>> start Available data
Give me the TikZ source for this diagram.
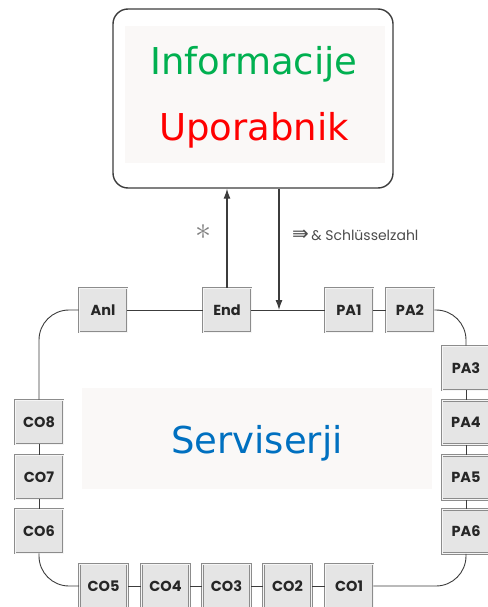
\documentclass[tikz,border=0pt]{standalone}
\usepackage{fontspec}
\setmainfont{DejaVu Sans}
\newfontfamily\boxfont{Poppins}
\usepackage{tikz}
\usetikzlibrary{arrows.meta, calc}
\definecolor{infogreen}{RGB}{0,176,80}
\definecolor{userred}{RGB}{255,0,0}
\definecolor{serviceblue}{RGB}{0,112,192}
\definecolor{linegray}{RGB}{60,60,60}
\definecolor{panelwhite}{RGB}{250,248,247}

\begin{document}
\begin{tikzpicture}[x=1pt, y=-1pt,
    unitbox/.style={draw=black!45, double=black!4, double distance=0.9pt, line width=0.6pt, fill=black!10,
        minimum width=48pt, minimum height=44pt, inner sep=0pt, text=black!85,
        font=\boxfont\bfseries\fontsize{14.5}{15}\selectfont},
    ringline/.style={draw=linegray, line width=0.9pt, rounded corners=30pt},
    bigtext/.style={font=\fontsize{37}{37}\selectfont, anchor=base}]
    \useasboundingbox (0,0) rectangle (487,607);

    % user panel
    \fill[panelwhite] (125,26) rectangle (385,163);
    \node[draw=linegray, line width=1.4pt, rounded corners=15pt, minimum width=280pt, minimum height=179pt] (userbox) at (253,98.5) {};
    \node[bigtext, text=infogreen] (info) at (254,75) {Informacije};
    \node[bigtext, text=userred] (user) at (254,140) {Uporabnik};

    % service panel
    \fill[panelwhite] (82,388) rectangle (432,489);
    \node[bigtext, text=serviceblue] (service) at (257,453) {Serviserji};

    % ring units
    \node[unitbox] (Anl) at (103,310) {Anl};
    \node[unitbox] (End) at (227,310) {End};
    \node[unitbox] (PA1) at (349,310) {PA1};
    \node[unitbox] (PA2) at (410,310) {PA2};
    \node[unitbox] (PA3) at (466,368) {PA3};
    \node[unitbox] (PA4) at (466,422.5) {PA4};
    \node[unitbox] (PA5) at (466,477.5) {PA5};
    \node[unitbox] (PA6) at (466,531.5) {PA6};
    \node[unitbox] (CO1) at (349,586) {CO1};
    \node[unitbox] (CO2) at (287.5,586) {CO2};
    \node[unitbox] (CO3) at (226.5,586) {CO3};
    \node[unitbox] (CO4) at (165.5,586) {CO4};
    \node[unitbox] (CO5) at (103.5,586) {CO5};
    \node[unitbox] (CO6) at (39,531) {CO6};
    \node[unitbox] (CO7) at (39,477) {CO7};
    \node[unitbox] (CO8) at (39,422) {CO8};

    % ring line
    \draw[ringline] (Anl.east) -- (End.west) (End.east) -- (PA1.west) (PA1.east) -- (PA2.west);
    \draw[ringline] (PA2.east) -| (PA3.north);
    \draw[ringline] (PA3.south) -- (PA4.north) (PA4.south) -- (PA5.north) (PA5.south) -- (PA6.north);
    \draw[ringline] (PA6.south) |- (CO1.east);
    \draw[ringline] (CO1.west) -- (CO2.east) (CO2.west) -- (CO3.east) (CO3.west) -- (CO4.east) (CO4.west) -- (CO5.east);
    \draw[ringline] (CO5.west) -| (CO6.south);
    \draw[ringline] (CO6.north) -- (CO7.south) (CO7.north) -- (CO8.south);
    \draw[ringline] (CO8.north) |- (Anl.west);

    % arrows to and from the user
    \coordinate (tap) at (279,310);
    \draw[-{Latex[length=10pt,width=7pt]}, line width=1.1pt, linegray] (End.north) -- (End.north |- userbox.south);
    \draw[-{Latex[length=10pt,width=7pt]}, line width=1.1pt, linegray] (tap |- userbox.south) -- (tap);
    \node[text=black!50, inner sep=0pt] (star) at (203,232) {\scalebox{3.2}{$\ast$}};
    \node[anchor=base west, text=black!70, font=\fontsize{14}{14}\selectfont, inner sep=0pt] (keylabel) at (292,240)
        {{\fontsize{20}{20}\selectfont ⇛}\,{\boxfont\& Schlüsselzahl}};
\end{tikzpicture}
\end{document}
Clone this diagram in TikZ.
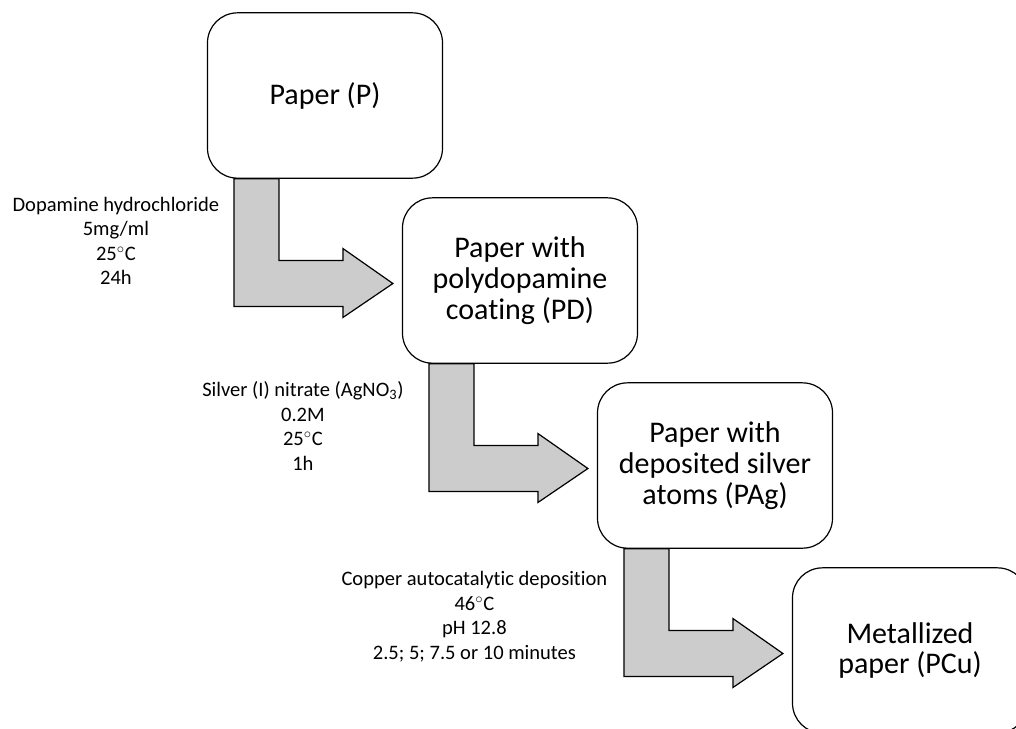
>> end Available data
## Directive
Restate each line of the records exactly; pictures do not belong in the copy.

## Response to the exercise
Give me the TikZ source for this diagram.
\documentclass[tikz,border=0pt]{standalone}
\usepackage{fontspec}
\setmainfont{DejaVu Sans}
\newfontfamily\boxfont{Poppins}
\usepackage{tikz}
\usetikzlibrary{arrows.meta, calc}
\definecolor{infogreen}{RGB}{0,176,80}
\definecolor{userred}{RGB}{255,0,0}
\definecolor{serviceblue}{RGB}{0,112,192}
\definecolor{linegray}{RGB}{60,60,60}
\definecolor{panelwhite}{RGB}{250,248,247}

\begin{document}
\begin{tikzpicture}[x=1pt, y=-1pt,
    unitbox/.style={draw=black!45, double=black!4, double distance=0.9pt, line width=0.6pt, fill=black!10,
        minimum width=48pt, minimum height=44pt, inner sep=0pt, text=black!85,
        font=\boxfont\bfseries\fontsize{14.5}{15}\selectfont},
    ringline/.style={draw=linegray, line width=0.9pt, rounded corners=30pt},
    bigtext/.style={font=\fontsize{37}{37}\selectfont, anchor=base}]
    \useasboundingbox (0,0) rectangle (487,607);

    % user panel
    \fill[panelwhite] (125,26) rectangle (385,163);
    \node[draw=linegray, line width=1.4pt, rounded corners=15pt, minimum width=280pt, minimum height=179pt] (userbox) at (253,98.5) {};
    \node[bigtext, text=infogreen] (info) at (254,75) {Informacije};
    \node[bigtext, text=userred] (user) at (254,140) {Uporabnik};

    % service panel
    \fill[panelwhite] (82,388) rectangle (432,489);
    \node[bigtext, text=serviceblue] (service) at (257,453) {Serviserji};

    % ring units
    \node[unitbox] (Anl) at (103,310) {Anl};
    \node[unitbox] (End) at (227,310) {End};
    \node[unitbox] (PA1) at (349,310) {PA1};
    \node[unitbox] (PA2) at (410,310) {PA2};
    \node[unitbox] (PA3) at (466,368) {PA3};
    \node[unitbox] (PA4) at (466,422.5) {PA4};
    \node[unitbox] (PA5) at (466,477.5) {PA5};
    \node[unitbox] (PA6) at (466,531.5) {PA6};
    \node[unitbox] (CO1) at (349,586) {CO1};
    \node[unitbox] (CO2) at (287.5,586) {CO2};
    \node[unitbox] (CO3) at (226.5,586) {CO3};
    \node[unitbox] (CO4) at (165.5,586) {CO4};
    \node[unitbox] (CO5) at (103.5,586) {CO5};
    \node[unitbox] (CO6) at (39,531) {CO6};
    \node[unitbox] (CO7) at (39,477) {CO7};
    \node[unitbox] (CO8) at (39,422) {CO8};

    % ring line
    \draw[ringline] (Anl.east) -- (End.west) (End.east) -- (PA1.west) (PA1.east) -- (PA2.west);
    \draw[ringline] (PA2.east) -| (PA3.north);
    \draw[ringline] (PA3.south) -- (PA4.north) (PA4.south) -- (PA5.north) (PA5.south) -- (PA6.north);
    \draw[ringline] (PA6.south) |- (CO1.east);
    \draw[ringline] (CO1.west) -- (CO2.east) (CO2.west) -- (CO3.east) (CO3.west) -- (CO4.east) (CO4.west) -- (CO5.east);
    \draw[ringline] (CO5.west) -| (CO6.south);
    \draw[ringline] (CO6.north) -- (CO7.south) (CO7.north) -- (CO8.south);
    \draw[ringline] (CO8.north) |- (Anl.west);

    % arrows to and from the user
    \coordinate (tap) at (279,310);
    \draw[-{Latex[length=10pt,width=7pt]}, line width=1.1pt, linegray] (End.north) -- (End.north |- userbox.south);
    \draw[-{Latex[length=10pt,width=7pt]}, line width=1.1pt, linegray] (tap |- userbox.south) -- (tap);
    \node[text=black!50, inner sep=0pt] (star) at (203,232) {\scalebox{3.2}{$\ast$}};
    \node[anchor=base west, text=black!70, font=\fontsize{14}{14}\selectfont, inner sep=0pt] (keylabel) at (292,240)
        {{\fontsize{20}{20}\selectfont ⇛}\,{\boxfont\& Schlüsselzahl}};
\end{tikzpicture}
\end{document}
Clone this diagram in TikZ.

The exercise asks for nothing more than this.